▶ Task objective: Output every line of the material exactly, omitting images.

[BEGIN Supplied information]

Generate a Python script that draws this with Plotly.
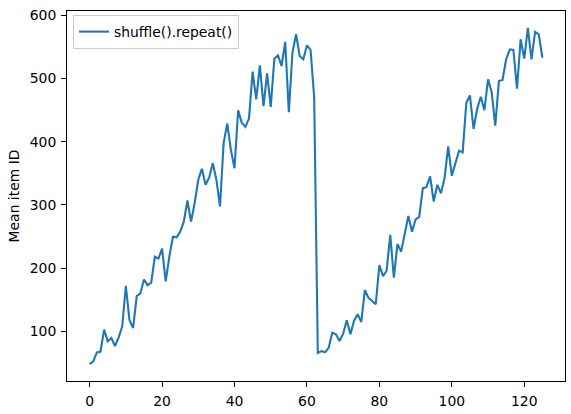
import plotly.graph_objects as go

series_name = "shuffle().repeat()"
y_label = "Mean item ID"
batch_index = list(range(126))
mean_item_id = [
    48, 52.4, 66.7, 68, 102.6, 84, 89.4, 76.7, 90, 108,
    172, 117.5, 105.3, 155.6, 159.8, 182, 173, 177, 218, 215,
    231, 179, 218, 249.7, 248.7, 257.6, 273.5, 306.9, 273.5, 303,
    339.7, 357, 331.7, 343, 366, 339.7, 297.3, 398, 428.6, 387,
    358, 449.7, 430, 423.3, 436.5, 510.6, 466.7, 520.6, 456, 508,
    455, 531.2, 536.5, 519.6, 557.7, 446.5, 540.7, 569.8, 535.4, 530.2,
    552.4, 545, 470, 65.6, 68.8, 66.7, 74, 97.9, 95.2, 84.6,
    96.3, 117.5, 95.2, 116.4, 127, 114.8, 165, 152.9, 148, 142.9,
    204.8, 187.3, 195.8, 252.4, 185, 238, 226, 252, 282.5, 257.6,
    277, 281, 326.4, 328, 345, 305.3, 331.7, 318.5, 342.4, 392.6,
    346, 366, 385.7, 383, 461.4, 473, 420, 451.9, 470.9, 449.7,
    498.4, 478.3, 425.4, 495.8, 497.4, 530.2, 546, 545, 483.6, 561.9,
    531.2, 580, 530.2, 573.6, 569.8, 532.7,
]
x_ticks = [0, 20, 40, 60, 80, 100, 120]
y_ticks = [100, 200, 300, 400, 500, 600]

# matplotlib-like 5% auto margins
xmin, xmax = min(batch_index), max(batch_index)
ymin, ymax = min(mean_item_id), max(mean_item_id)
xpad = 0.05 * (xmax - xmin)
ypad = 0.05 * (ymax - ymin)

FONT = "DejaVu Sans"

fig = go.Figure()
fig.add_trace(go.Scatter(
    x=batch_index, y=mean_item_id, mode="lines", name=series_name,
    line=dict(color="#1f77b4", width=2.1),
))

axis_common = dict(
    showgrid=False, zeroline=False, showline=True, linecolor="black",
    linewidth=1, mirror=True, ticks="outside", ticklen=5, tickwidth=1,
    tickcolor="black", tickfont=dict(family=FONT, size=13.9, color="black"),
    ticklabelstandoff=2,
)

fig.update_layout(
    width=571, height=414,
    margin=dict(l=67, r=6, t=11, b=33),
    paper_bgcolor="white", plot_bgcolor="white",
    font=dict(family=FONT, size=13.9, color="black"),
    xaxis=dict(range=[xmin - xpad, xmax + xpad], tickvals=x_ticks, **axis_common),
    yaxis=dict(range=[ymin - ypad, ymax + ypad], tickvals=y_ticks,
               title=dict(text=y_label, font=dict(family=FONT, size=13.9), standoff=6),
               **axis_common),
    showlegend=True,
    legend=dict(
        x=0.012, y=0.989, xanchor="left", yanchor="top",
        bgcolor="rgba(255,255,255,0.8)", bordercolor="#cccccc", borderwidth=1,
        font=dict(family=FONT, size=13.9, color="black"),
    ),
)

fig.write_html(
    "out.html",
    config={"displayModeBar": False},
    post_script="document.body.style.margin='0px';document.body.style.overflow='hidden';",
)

[END Supplied information]

▶ Answer for the task:
Generate a Python script that draws this with Plotly.
import plotly.graph_objects as go

series_name = "shuffle().repeat()"
y_label = "Mean item ID"
batch_index = list(range(126))
mean_item_id = [
    48, 52.4, 66.7, 68, 102.6, 84, 89.4, 76.7, 90, 108,
    172, 117.5, 105.3, 155.6, 159.8, 182, 173, 177, 218, 215,
    231, 179, 218, 249.7, 248.7, 257.6, 273.5, 306.9, 273.5, 303,
    339.7, 357, 331.7, 343, 366, 339.7, 297.3, 398, 428.6, 387,
    358, 449.7, 430, 423.3, 436.5, 510.6, 466.7, 520.6, 456, 508,
    455, 531.2, 536.5, 519.6, 557.7, 446.5, 540.7, 569.8, 535.4, 530.2,
    552.4, 545, 470, 65.6, 68.8, 66.7, 74, 97.9, 95.2, 84.6,
    96.3, 117.5, 95.2, 116.4, 127, 114.8, 165, 152.9, 148, 142.9,
    204.8, 187.3, 195.8, 252.4, 185, 238, 226, 252, 282.5, 257.6,
    277, 281, 326.4, 328, 345, 305.3, 331.7, 318.5, 342.4, 392.6,
    346, 366, 385.7, 383, 461.4, 473, 420, 451.9, 470.9, 449.7,
    498.4, 478.3, 425.4, 495.8, 497.4, 530.2, 546, 545, 483.6, 561.9,
    531.2, 580, 530.2, 573.6, 569.8, 532.7,
]
x_ticks = [0, 20, 40, 60, 80, 100, 120]
y_ticks = [100, 200, 300, 400, 500, 600]

# matplotlib-like 5% auto margins
xmin, xmax = min(batch_index), max(batch_index)
ymin, ymax = min(mean_item_id), max(mean_item_id)
xpad = 0.05 * (xmax - xmin)
ypad = 0.05 * (ymax - ymin)

FONT = "DejaVu Sans"

fig = go.Figure()
fig.add_trace(go.Scatter(
    x=batch_index, y=mean_item_id, mode="lines", name=series_name,
    line=dict(color="#1f77b4", width=2.1),
))

axis_common = dict(
    showgrid=False, zeroline=False, showline=True, linecolor="black",
    linewidth=1, mirror=True, ticks="outside", ticklen=5, tickwidth=1,
    tickcolor="black", tickfont=dict(family=FONT, size=13.9, color="black"),
    ticklabelstandoff=2,
)

fig.update_layout(
    width=571, height=414,
    margin=dict(l=67, r=6, t=11, b=33),
    paper_bgcolor="white", plot_bgcolor="white",
    font=dict(family=FONT, size=13.9, color="black"),
    xaxis=dict(range=[xmin - xpad, xmax + xpad], tickvals=x_ticks, **axis_common),
    yaxis=dict(range=[ymin - ypad, ymax + ypad], tickvals=y_ticks,
               title=dict(text=y_label, font=dict(family=FONT, size=13.9), standoff=6),
               **axis_common),
    showlegend=True,
    legend=dict(
        x=0.012, y=0.989, xanchor="left", yanchor="top",
        bgcolor="rgba(255,255,255,0.8)", bordercolor="#cccccc", borderwidth=1,
        font=dict(family=FONT, size=13.9, color="black"),
    ),
)

fig.write_html(
    "out.html",
    config={"displayModeBar": False},
    post_script="document.body.style.margin='0px';document.body.style.overflow='hidden';",
)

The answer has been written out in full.